Dáil debates

Tuesday, 5 October 2004

Water Services Bill 2003 [Seanad]: Second Stage.

 

6:00 pm

Photo of Joe HigginsJoe Higgins (Dublin West, Socialist Party)

The Water Services Bill, under cover of modernising the legislation, provides a framework for the privatisation of the water supply in this State and for the introduction of the hated water charges which a magnificent movement of ordinary people power forced out in 1996. A water tax may not be introduced before the next general election. The Government remembers what happened in the mid 1990s and the reaction of decent taxpayers in Dublin to the hated bin tax, for example. It may not want to risk introducing them before the general election, but the Minister should be honest. The Government wants a water tax. Senior people in various Departments want water tax, not as a conservation but as a revenue raising measure. Public private partnership, as provided for in this Bill, is a preparation for privatisation. Outsourcing is invariably a preparation for privatisation of public services. Witness Aer Lingus. The Comptroller and Auditor General in his recent report exploded the myth that public private partnerships gave value to the taxpayer. In the case of the six schools which he examined he found a stunning 13% to 9% greater cost than if they had been supplied in full public ownership.
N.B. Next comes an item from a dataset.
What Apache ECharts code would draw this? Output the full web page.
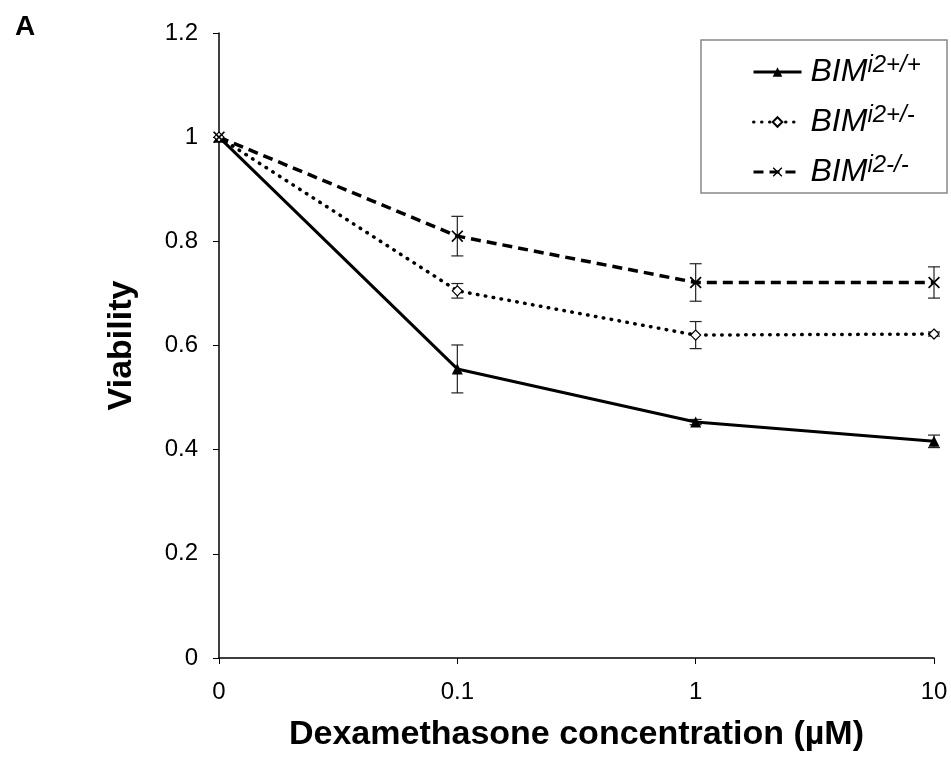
<!DOCTYPE html>
<html><head><meta charset="utf-8">
<script src="https://cdn.jsdelivr.net/npm/echarts@6/dist/echarts.min.js"></script>
<style>html,body{margin:0;padding:0;background:#fff}#c{width:951px;height:758px}</style>
</head><body><div id="c"></div>
<script>
var categories = ['0', '0.1', '1', '10'];
var wtValues = [1, 0.555, 0.453, 0.416];
var wtErr = [0, 0.046, 0.005, 0.012];
var hetValues = [1, 0.705, 0.62, 0.622];
var hetErr = [0, 0.014, 0.026, 0.004];
var koValues = [1, 0.81, 0.721, 0.721];
var koErr = [0, 0.038, 0.036, 0.03];
var seriesNames = ['BIM+/+', 'BIM+/-', 'BIM-/-'];
var seriesSup = ['i2+/+', 'i2+/-', 'i2-/-'];

function errData(vals, errs) {
  return vals.map(function (v, i) { return [i, v - errs[i], v + errs[i]]; })
    .filter(function (d, i) { return errs[i] > 0; });
}
function errSeries(vals, errs) {
  return {
    type: 'custom', silent: true, z: 1,
    data: errData(vals, errs),
    renderItem: function (params, api) {
      var x = api.value(0);
      var lo = api.coord([x, api.value(1)]);
      var hi = api.coord([x, api.value(2)]);
      var w = 6;
      var st = { stroke: '#222', lineWidth: 1.2 };
      return { type: 'group', children: [
        { type: 'line', shape: { x1: lo[0], y1: lo[1], x2: hi[0], y2: hi[1] }, style: st },
        { type: 'line', shape: { x1: lo[0] - w, y1: lo[1], x2: lo[0] + w, y2: lo[1] }, style: st },
        { type: 'line', shape: { x1: hi[0] - w, y1: hi[1], x2: hi[0] + w, y2: hi[1] }, style: st }
      ]};
    }
  };
}
var xPath = 'path://M0,1L1,0L5,4L9,0L10,1L6,5L10,9L9,10L5,6L1,10L0,9L4,5Z';

var chart = echarts.init(document.getElementById('c'), null, { renderer: 'canvas' });
var fontFam = '"Liberation Sans", Arial, sans-serif';
chart.setOption({
  animation: false,
  backgroundColor: '#fff',
  textStyle: { fontFamily: fontFam },
  grid: { left: 219, right: 17, top: 33, bottom: 100, containLabel: false },
  title: { text: 'A', left: 10, top: 8, textStyle: { fontSize: 28, fontWeight: 'bold', color: '#000', fontFamily: fontFam } },
  graphic: [{ type: 'rect', shape: { x: 701, y: 40, width: 246, height: 153 }, style: { fill: 'none', stroke: '#888', lineWidth: 1.5 }, z: 0 }],
  legend: {
    orient: 'vertical', left: 747, top: 48, itemGap: 15, itemWidth: 48, itemHeight: 12,
    data: seriesNames,
    lineStyle: { width: 3 },
    formatter: function (name) {
      var i = seriesNames.indexOf(name);
      return '{a|BIM}{b|' + seriesSup[i] + '}';
    },
    textStyle: {
      color: '#000', fontFamily: fontFam, padding: [0, 0, 0, 4],
      rich: {
        a: { fontSize: 32, fontStyle: 'italic', color: '#000', fontFamily: fontFam, lineHeight: 36 },
        b: { fontSize: 24, fontStyle: 'italic', color: '#000', fontFamily: fontFam, padding: [0, 0, 14, 0] }
      }
    }
  },
  xAxis: {
    type: 'category', data: categories, boundaryGap: false,
    name: 'Dexamethasone concentration (µM)', nameLocation: 'middle', nameGap: 60,
    nameTextStyle: { fontSize: 34, fontWeight: 'bold', color: '#000', fontFamily: fontFam },
    axisLine: { lineStyle: { color: '#000', width: 1.5 } },
    axisTick: { show: true, alignWithLabel: true, length: 6, lineStyle: { color: '#000' } },
    axisLabel: { fontSize: 24, color: '#000', margin: 22, fontFamily: fontFam },
    splitLine: { show: false }
  },
  yAxis: {
    type: 'value', min: 0, max: 1.2, interval: 0.2,
    name: 'Viability', nameLocation: 'middle', nameGap: 80, nameRotate: 90,
    nameTextStyle: { fontSize: 34, fontWeight: 'bold', color: '#000', fontFamily: fontFam },
    axisLine: { show: true, lineStyle: { color: '#000', width: 1.5 } },
    axisTick: { show: true, length: 6, lineStyle: { color: '#000' } },
    axisLabel: { fontSize: 24, color: '#000', margin: 21, fontFamily: fontFam,
      formatter: function (v) { return String(Math.round(v * 10) / 10); } },
    splitLine: { show: false }
  },
  series: [
    { name: seriesNames[0], type: 'line', data: wtValues, z: 3,
      symbol: 'triangle', symbolSize: 11,
      itemStyle: { color: '#000' },
      lineStyle: { color: '#000', width: 3 } },
    { name: seriesNames[1], type: 'line', data: hetValues, z: 3,
      symbol: 'diamond', symbolSize: 10,
      itemStyle: { color: '#fff', borderColor: '#000', borderWidth: 1.2 },
      lineStyle: { color: '#000', width: 3.5, type: [0.5, 7.5], cap: 'round' } },
    { name: seriesNames[2], type: 'line', data: koValues, z: 3,
      symbol: xPath, symbolSize: 12,
      itemStyle: { color: '#000' },
      lineStyle: { color: '#000', width: 3.5, type: [10, 6] } },
    errSeries(wtValues, wtErr),
    errSeries(hetValues, hetErr),
    errSeries(koValues, koErr)
  ]
});
</script></body></html>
The supply of water is a crucial service. It is a life and death matter in many countries where billions of people do not have access to clean drinking water but it is wrong of elements of the media to hint, as did even the Minister, that this is a free supply. Householders, working people and taxpayers have paid for the infrastructure that provides clean water to our homes and other premises. That is the point and that is why it is available.